A Vatican official called Nov. 5 “an occasion of prayer” and renewed evangelization efforts, as the day marks the feast of Saint Emeric, a patron saint of the Americas.
“It's a time to thank our Lord for the great blessings he has bestowed not just on the United States but upon all the Americas, and to pray for the future – for the re-evangelization of our own United states, of North America and certainly South America,” said Monsignor Richard Soseman, a member of the Vatican's Congregation for Clergy.
In a Nov. 5 interview with CNA, Msgr. Soseman explained that America gets its name from Amerigo Vespucci, a 15th century Italian mapmaker.
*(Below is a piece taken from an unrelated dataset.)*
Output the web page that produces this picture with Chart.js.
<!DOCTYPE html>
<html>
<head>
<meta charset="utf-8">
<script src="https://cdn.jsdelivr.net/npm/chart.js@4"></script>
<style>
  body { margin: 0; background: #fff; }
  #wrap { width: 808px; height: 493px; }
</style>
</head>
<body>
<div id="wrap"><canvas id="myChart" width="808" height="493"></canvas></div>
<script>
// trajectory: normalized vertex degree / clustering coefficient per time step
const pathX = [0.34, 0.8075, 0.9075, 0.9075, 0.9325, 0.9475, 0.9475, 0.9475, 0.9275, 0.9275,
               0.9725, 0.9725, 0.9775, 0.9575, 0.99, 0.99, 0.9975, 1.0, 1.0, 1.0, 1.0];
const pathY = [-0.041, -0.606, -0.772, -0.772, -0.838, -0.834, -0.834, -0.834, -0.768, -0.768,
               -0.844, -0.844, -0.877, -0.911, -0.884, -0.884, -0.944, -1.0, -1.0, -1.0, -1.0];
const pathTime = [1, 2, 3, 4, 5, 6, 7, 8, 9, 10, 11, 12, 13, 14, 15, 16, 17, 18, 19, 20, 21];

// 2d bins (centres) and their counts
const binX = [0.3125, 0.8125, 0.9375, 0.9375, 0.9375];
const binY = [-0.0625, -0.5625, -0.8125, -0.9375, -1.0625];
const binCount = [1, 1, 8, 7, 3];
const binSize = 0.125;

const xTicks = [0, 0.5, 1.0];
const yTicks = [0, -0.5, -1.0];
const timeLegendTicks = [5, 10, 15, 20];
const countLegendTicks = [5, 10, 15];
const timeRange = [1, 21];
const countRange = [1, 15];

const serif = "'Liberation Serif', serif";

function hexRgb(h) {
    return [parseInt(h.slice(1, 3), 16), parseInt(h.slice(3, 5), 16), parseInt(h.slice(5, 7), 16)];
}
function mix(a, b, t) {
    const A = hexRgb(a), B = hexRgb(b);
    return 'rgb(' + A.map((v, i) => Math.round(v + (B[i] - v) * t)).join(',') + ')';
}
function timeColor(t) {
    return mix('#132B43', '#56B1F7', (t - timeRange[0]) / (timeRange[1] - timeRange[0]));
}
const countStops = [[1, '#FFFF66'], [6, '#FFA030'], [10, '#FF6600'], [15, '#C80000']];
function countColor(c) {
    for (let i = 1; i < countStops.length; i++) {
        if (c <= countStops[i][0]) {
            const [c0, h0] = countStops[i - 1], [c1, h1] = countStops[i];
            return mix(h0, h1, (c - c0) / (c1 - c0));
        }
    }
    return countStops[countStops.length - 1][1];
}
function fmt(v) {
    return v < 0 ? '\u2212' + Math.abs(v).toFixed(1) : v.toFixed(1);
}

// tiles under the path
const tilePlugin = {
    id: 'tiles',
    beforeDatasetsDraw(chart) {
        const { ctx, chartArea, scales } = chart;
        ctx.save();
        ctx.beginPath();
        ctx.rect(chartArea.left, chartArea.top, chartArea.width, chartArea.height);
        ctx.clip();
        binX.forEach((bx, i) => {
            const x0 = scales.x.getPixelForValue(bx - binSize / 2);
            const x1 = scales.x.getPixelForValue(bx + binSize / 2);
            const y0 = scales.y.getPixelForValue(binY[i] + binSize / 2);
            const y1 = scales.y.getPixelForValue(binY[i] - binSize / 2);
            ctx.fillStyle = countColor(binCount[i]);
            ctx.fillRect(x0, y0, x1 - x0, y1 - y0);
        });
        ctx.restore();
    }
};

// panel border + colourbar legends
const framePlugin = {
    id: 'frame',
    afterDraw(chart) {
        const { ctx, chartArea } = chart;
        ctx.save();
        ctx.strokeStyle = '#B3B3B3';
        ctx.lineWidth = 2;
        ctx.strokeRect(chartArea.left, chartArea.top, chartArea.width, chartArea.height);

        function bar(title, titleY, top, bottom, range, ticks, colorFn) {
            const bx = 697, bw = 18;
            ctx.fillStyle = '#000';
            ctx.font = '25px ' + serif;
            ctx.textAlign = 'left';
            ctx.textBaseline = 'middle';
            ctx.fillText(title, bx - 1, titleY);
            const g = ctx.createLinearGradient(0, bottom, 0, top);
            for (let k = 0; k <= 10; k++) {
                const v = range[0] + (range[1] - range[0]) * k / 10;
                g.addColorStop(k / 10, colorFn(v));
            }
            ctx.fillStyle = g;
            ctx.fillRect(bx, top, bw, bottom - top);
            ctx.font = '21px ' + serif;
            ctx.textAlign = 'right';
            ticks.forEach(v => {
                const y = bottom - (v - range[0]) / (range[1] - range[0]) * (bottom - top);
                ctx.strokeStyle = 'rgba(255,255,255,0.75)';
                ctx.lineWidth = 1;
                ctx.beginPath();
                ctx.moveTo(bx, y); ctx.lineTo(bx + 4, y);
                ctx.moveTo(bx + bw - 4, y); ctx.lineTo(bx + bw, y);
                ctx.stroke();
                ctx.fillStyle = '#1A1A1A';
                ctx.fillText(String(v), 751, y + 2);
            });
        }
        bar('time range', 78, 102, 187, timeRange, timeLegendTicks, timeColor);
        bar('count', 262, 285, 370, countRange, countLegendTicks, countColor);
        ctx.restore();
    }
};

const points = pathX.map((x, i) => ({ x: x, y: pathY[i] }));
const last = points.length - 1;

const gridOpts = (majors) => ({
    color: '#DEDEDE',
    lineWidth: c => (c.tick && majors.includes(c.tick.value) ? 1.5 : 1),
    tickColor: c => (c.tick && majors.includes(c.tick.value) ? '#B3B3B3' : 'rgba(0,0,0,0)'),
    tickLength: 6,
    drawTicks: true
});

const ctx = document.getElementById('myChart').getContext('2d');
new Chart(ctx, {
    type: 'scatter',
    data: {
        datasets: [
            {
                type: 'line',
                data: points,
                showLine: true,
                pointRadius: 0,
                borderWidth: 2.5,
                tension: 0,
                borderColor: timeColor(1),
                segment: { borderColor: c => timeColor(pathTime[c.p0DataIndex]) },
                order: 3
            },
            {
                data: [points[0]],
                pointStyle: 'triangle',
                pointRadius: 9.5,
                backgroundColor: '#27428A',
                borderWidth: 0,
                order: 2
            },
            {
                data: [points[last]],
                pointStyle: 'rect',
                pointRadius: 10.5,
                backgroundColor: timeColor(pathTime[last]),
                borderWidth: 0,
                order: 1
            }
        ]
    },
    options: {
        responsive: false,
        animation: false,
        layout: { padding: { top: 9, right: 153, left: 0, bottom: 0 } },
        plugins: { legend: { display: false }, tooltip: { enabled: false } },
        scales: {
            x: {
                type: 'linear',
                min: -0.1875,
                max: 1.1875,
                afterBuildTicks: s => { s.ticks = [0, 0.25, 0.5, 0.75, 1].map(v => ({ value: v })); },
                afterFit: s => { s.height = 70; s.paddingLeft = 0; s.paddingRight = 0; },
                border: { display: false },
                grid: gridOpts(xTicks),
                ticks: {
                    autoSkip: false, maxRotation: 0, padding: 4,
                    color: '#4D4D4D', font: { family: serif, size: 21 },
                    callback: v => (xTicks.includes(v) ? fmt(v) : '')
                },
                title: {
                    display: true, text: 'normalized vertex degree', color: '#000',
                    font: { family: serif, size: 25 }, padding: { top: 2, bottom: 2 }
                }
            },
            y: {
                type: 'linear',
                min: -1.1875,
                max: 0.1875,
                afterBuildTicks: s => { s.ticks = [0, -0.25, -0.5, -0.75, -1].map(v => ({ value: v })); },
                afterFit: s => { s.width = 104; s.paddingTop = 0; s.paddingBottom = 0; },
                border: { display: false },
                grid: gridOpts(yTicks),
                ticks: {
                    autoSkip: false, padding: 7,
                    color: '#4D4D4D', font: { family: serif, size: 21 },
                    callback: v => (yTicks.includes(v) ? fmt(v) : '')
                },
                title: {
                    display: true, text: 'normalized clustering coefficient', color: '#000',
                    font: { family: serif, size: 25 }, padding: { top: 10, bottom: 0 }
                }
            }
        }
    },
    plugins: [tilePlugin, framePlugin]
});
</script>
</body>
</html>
Vespucci was in turn named after St. Emeric, as Amerigo is the Italian form of Emeric. “Today then, in that sense, is the name day of all the Americas,” Msgr. Soseman observed.
“When Vespucci drew the maps of the New World, he saw this continent without a name, so he put his own name on it, 'Ameriga.'”
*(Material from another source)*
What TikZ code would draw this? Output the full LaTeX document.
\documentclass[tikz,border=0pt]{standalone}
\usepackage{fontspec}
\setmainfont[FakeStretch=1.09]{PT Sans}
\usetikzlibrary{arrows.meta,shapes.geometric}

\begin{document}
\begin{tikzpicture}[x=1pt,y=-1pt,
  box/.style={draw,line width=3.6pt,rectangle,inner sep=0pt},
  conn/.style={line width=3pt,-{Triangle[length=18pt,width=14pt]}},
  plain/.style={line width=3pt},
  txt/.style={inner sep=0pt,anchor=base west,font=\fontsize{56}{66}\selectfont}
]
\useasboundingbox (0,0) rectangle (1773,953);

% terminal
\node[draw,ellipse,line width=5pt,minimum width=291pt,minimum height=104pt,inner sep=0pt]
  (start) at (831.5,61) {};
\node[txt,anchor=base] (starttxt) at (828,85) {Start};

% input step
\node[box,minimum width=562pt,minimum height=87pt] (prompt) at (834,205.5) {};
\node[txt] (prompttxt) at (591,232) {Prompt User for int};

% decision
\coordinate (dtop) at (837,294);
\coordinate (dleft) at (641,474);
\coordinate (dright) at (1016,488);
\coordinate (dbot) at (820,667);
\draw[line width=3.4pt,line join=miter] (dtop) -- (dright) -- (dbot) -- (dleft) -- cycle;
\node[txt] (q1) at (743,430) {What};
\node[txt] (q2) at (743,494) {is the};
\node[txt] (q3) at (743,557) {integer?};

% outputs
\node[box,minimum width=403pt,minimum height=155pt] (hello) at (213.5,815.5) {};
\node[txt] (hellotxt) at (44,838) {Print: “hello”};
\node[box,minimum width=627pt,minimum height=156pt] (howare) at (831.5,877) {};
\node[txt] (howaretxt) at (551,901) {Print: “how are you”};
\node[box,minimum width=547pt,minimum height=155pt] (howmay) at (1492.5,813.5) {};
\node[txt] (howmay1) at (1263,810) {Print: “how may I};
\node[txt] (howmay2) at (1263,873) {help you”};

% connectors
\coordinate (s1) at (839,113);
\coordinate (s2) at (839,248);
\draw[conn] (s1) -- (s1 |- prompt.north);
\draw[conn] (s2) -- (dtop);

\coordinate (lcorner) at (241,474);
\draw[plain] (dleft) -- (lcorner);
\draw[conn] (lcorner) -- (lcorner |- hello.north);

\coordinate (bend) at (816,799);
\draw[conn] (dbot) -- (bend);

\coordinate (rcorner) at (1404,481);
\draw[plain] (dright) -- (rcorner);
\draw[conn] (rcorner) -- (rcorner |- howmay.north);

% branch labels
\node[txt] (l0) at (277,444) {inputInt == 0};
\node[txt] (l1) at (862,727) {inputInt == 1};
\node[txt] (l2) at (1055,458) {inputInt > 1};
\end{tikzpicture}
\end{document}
During his remarks, the priest's thoughts turned to the United States elections which will take place Nov. 6.
“My heart is filled with pride that our country has had peaceful elections since the beginning, and I expect the same for tomorrow...that we can be an example for others, that even if you disagree, you can go in to vote your conscience, and eventually there will be in a month or two a peaceful transfer of power.”
“When I study things from other parts of the world, we see terrible strife, battles at election time, and we don't have that in the United States, so I'm pleased about that.”
St. Emeric was a prince of Hungary who died in 1031. He was the son of Saint Stephen of Hungary. His tomb was the site of several healings and conversions. He was canonized in 1083 along with his father and also his teacher, Bishop Gerard Sagredo.
As St. Emeric is listed in the Roman Martyrology for Nov. 5, priests are free to celebrate a Mass in his honor at their will.
In addition to serving the Congregation of Clergy, Msgr. Soseman is a priest of the Diocese of Peoria. In January, he will have served in Rome for five years. He oversaw the collection of documents for the cause of Venerable Fulton Sheen, and assists the Sheen Foundation at coordinator of international outreach.
The monsignor also teaches the extraordinary form at the North American College in Rome, and teaches the epistles of St. Paul at the Thomas More College of Liberal Arts' Rome semester program.